*WHAT TO PRODUCE:*
Omit all pictures. Copy the rest of the material exactly.

____________

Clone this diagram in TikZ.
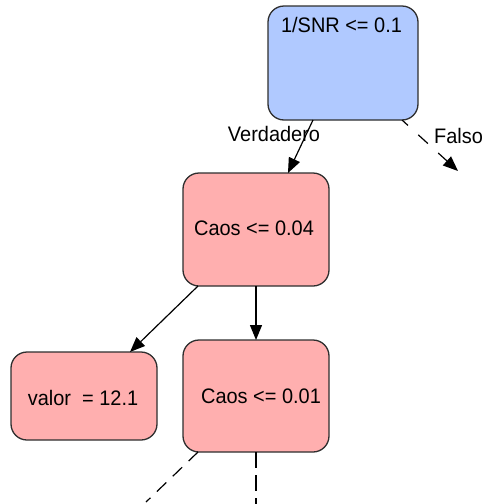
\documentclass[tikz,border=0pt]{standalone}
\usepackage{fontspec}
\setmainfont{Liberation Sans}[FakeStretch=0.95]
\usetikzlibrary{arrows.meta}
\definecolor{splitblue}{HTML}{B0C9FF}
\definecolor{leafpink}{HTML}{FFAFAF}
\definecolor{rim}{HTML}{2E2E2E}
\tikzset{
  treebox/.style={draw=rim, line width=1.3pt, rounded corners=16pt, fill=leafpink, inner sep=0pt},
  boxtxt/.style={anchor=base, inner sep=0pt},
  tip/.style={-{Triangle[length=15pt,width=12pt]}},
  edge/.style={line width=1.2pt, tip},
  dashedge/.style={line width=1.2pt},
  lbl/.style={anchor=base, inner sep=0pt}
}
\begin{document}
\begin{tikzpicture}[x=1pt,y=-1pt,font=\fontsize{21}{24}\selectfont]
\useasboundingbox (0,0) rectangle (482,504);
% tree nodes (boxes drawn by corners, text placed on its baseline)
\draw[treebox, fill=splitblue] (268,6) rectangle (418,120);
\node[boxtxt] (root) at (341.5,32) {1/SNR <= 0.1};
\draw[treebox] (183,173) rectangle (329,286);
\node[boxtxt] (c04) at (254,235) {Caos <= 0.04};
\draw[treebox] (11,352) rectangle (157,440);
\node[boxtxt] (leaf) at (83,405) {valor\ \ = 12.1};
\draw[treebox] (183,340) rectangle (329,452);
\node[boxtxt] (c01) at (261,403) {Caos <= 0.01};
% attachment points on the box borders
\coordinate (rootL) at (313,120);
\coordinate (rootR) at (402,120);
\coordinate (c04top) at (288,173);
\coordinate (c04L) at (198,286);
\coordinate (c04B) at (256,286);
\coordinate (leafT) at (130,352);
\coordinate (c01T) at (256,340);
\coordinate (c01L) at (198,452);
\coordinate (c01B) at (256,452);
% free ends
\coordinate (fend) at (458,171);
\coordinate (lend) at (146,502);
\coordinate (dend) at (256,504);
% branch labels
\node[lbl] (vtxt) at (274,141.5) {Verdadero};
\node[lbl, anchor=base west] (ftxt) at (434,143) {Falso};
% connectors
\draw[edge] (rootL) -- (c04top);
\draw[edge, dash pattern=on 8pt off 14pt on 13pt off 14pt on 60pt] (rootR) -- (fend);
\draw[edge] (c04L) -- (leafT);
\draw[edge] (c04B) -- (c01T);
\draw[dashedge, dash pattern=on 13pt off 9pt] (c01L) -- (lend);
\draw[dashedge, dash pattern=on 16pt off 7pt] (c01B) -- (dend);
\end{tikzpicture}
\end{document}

____________

*THE COMPLETED TASK:*
Clone this diagram in TikZ.
\documentclass[tikz,border=0pt]{standalone}
\usepackage{fontspec}
\setmainfont{Liberation Sans}[FakeStretch=0.95]
\usetikzlibrary{arrows.meta}
\definecolor{splitblue}{HTML}{B0C9FF}
\definecolor{leafpink}{HTML}{FFAFAF}
\definecolor{rim}{HTML}{2E2E2E}
\tikzset{
  treebox/.style={draw=rim, line width=1.3pt, rounded corners=16pt, fill=leafpink, inner sep=0pt},
  boxtxt/.style={anchor=base, inner sep=0pt},
  tip/.style={-{Triangle[length=15pt,width=12pt]}},
  edge/.style={line width=1.2pt, tip},
  dashedge/.style={line width=1.2pt},
  lbl/.style={anchor=base, inner sep=0pt}
}
\begin{document}
\begin{tikzpicture}[x=1pt,y=-1pt,font=\fontsize{21}{24}\selectfont]
\useasboundingbox (0,0) rectangle (482,504);
% tree nodes (boxes drawn by corners, text placed on its baseline)
\draw[treebox, fill=splitblue] (268,6) rectangle (418,120);
\node[boxtxt] (root) at (341.5,32) {1/SNR <= 0.1};
\draw[treebox] (183,173) rectangle (329,286);
\node[boxtxt] (c04) at (254,235) {Caos <= 0.04};
\draw[treebox] (11,352) rectangle (157,440);
\node[boxtxt] (leaf) at (83,405) {valor\ \ = 12.1};
\draw[treebox] (183,340) rectangle (329,452);
\node[boxtxt] (c01) at (261,403) {Caos <= 0.01};
% attachment points on the box borders
\coordinate (rootL) at (313,120);
\coordinate (rootR) at (402,120);
\coordinate (c04top) at (288,173);
\coordinate (c04L) at (198,286);
\coordinate (c04B) at (256,286);
\coordinate (leafT) at (130,352);
\coordinate (c01T) at (256,340);
\coordinate (c01L) at (198,452);
\coordinate (c01B) at (256,452);
% free ends
\coordinate (fend) at (458,171);
\coordinate (lend) at (146,502);
\coordinate (dend) at (256,504);
% branch labels
\node[lbl] (vtxt) at (274,141.5) {Verdadero};
\node[lbl, anchor=base west] (ftxt) at (434,143) {Falso};
% connectors
\draw[edge] (rootL) -- (c04top);
\draw[edge, dash pattern=on 8pt off 14pt on 13pt off 14pt on 60pt] (rootR) -- (fend);
\draw[edge] (c04L) -- (leafT);
\draw[edge] (c04B) -- (c01T);
\draw[dashedge, dash pattern=on 13pt off 9pt] (c01L) -- (lend);
\draw[dashedge, dash pattern=on 16pt off 7pt] (c01B) -- (dend);
\end{tikzpicture}
\end{document}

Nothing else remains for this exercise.